Niemcy: Trudna sytuacja na OIOM-ach. Zaczyna brakować łóżek
Liczba pacjentów na OIOM-ach w Niemczech stale rośnie od 12 marca. Kliniki zaczęły odwoływać zaplanowane operacje. Na oddziałach intensywnej terapii przebywa obecnie 4458 osób - wynika z danych Interdyscyplinarnego Stowarzyszenia Intensywnej Terapii i Medycyny Ratunkowej (DIVI).
Wirusolog Christian Drosten i dyrektor naukowy DIVI, Christian Karagiannidis, biją na alarm w związku z obłożeniem łóżek intensywnej terapii w Niemczech. Karagiannidis napisał na Twitterze: "(...)Miasta takie jak Bonn, Brema czy Kolonia prawie nie mają wolnych łóżek na następny zawał serca, wypadek drogowy lub na pacjenta z COVID-19 (...)". Drosten udostępnił post Karagiannidis z komentarzem: "To jest dzwonek alarmowy".
W ubiegłym tygodniu Christian Karagiannidis ostrzegał, że przy ponad 5 tys. pacjentów z COVID-19 sytuacja na OIOM-ach w Niemczech stanie się naprawdę krytyczna.
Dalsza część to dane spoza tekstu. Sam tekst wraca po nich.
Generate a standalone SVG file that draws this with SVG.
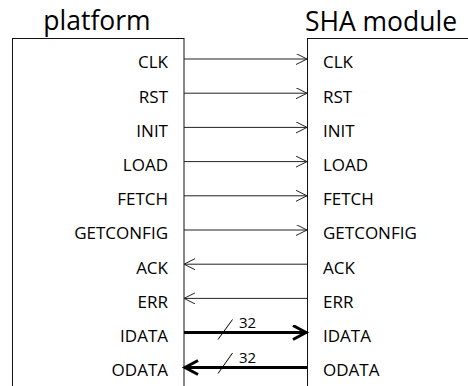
<svg xmlns="http://www.w3.org/2000/svg" width="468" height="386" viewBox="0 0 468 386">
  <style>
    .title { font-family: "Open Sans", "Liberation Sans", sans-serif; font-size: 26.5px; fill: #000; }
    .sig { font-family: "Open Sans", "Liberation Sans", sans-serif; font-size: 17px; fill: #000; }
    .sig-l { text-anchor: end; }
    .width { font-family: "Open Sans", "Liberation Sans", sans-serif; font-size: 15px; fill: #000; }
    .box { fill: #fff; stroke: #111; stroke-width: 1; }
    .wire { stroke: #222; stroke-width: 1; fill: none; marker-end: url(#open); }
    .bus { stroke: #000; stroke-width: 3; fill: none; marker-end: url(#openBold); }
    .slash { stroke: #000; stroke-width: 1; fill: none; }
  </style>
  <defs>
    <marker id="open" viewBox="0 0 12 12" refX="11" refY="5.5" markerWidth="12" markerHeight="12" markerUnits="userSpaceOnUse" orient="auto">
      <path d="M0,0 L11,5.5 L0,11" fill="none" stroke="#222" stroke-width="1"/>
    </marker>
    <marker id="openBold" viewBox="0 0 18 18" refX="15" refY="8" markerWidth="18" markerHeight="18" markerUnits="userSpaceOnUse" orient="auto">
      <path d="M1,1 L14,8 L1,15" fill="none" stroke="#000" stroke-width="3"/>
    </marker>
  </defs>

  <!-- platform side -->
  <g id="platform">
    <text class="title" x="97" y="29.5" text-anchor="middle">platform</text>
    <rect class="box" x="12.5" y="38.5" width="171.5" height="400"/>
    <text class="sig sig-l" x="168" y="68.3">CLK</text>
    <text class="sig sig-l" x="168" y="102.5">RST</text>
    <text class="sig sig-l" x="168" y="136.7">INIT</text>
    <text class="sig sig-l" x="168" y="170.9">LOAD</text>
    <text class="sig sig-l" x="168" y="205.1">FETCH</text>
    <text class="sig sig-l" x="168" y="239.3">GETCONFIG</text>
    <text class="sig sig-l" x="168" y="273.5">ACK</text>
    <text class="sig sig-l" x="168" y="307.7">ERR</text>
    <text class="sig sig-l" x="168" y="341.9">IDATA</text>
    <text class="sig sig-l" x="168" y="376.1">ODATA</text>
  </g>

  <!-- SHA module side -->
  <g id="sha-module">
    <text class="title" x="381" y="30.5" text-anchor="middle">SHA module</text>
    <rect class="box" x="307.5" y="38.5" width="200" height="400"/>
    <text class="sig" x="323" y="68.3">CLK</text>
    <text class="sig" x="323" y="102.5">RST</text>
    <text class="sig" x="323" y="136.7">INIT</text>
    <text class="sig" x="323" y="170.9">LOAD</text>
    <text class="sig" x="323" y="205.1">FETCH</text>
    <text class="sig" x="323" y="239.3">GETCONFIG</text>
    <text class="sig" x="323" y="273.5">ACK</text>
    <text class="sig" x="323" y="307.7">ERR</text>
    <text class="sig" x="323" y="341.9">IDATA</text>
    <text class="sig" x="323" y="376.1">ODATA</text>
  </g>

  <!-- signal connectors -->
  <g id="connectors">
    <line class="wire" x1="184" y1="59" x2="307" y2="59"/>
    <line class="wire" x1="184" y1="93.2" x2="307" y2="93.2"/>
    <line class="wire" x1="184" y1="127.4" x2="307" y2="127.4"/>
    <line class="wire" x1="184" y1="161.6" x2="307" y2="161.6"/>
    <line class="wire" x1="184" y1="195.8" x2="307" y2="195.8"/>
    <line class="wire" x1="184" y1="230" x2="307" y2="230"/>
    <line class="wire" x1="307" y1="264.2" x2="184" y2="264.2"/>
    <line class="wire" x1="307" y1="298.4" x2="184" y2="298.4"/>

    <line class="bus" x1="184" y1="332.5" x2="307" y2="332.5"/>
    <line class="slash" x1="218" y1="339.5" x2="232.5" y2="319.5"/>
    <text class="width" x="239" y="328.3">32</text>

    <line class="bus" x1="307" y1="367.5" x2="184" y2="367.5"/>
    <line class="slash" x1="218" y1="373.5" x2="232.5" y2="353"/>
    <text class="width" x="239" y="363.3">32</text>
  </g>
</svg>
Zobacz także: Koronawirus w Polsce. Dr Artur Zaczyński: Przeczuwam wzrost zachorowań w najbliższych dniach
Ograniczenia w operacjach
Ze względu na rosnącą liczbę pacjentów w trzeciej fali pandemii koronawirusa, duża klinika uniwersytecka Charite w Berlinie ponownie poważnie ograniczy operacje.
- Od przyszłego tygodnia pracownicy będą ponownie coraz częściej rozmieszczani na oddziałach covidowych, planowane operacje zostaną ograniczone - poinformował w czwartek Martin Kreis, członek zarządu kliniki. - Spodziewamy się, że nasi lekarze i pielęgniarki będą mieli kolejne duże obciążenie pracą - stwierdził.
Instytutu Roberta Kocha (RKI) poinformował w czwartek o 20 407 nowych infekcjach związanych z COVID-19 w ciągu ostatniej doby w Niemczech. Ponadto w ciągu 24 godzin odnotowano 306 nowych zgonów.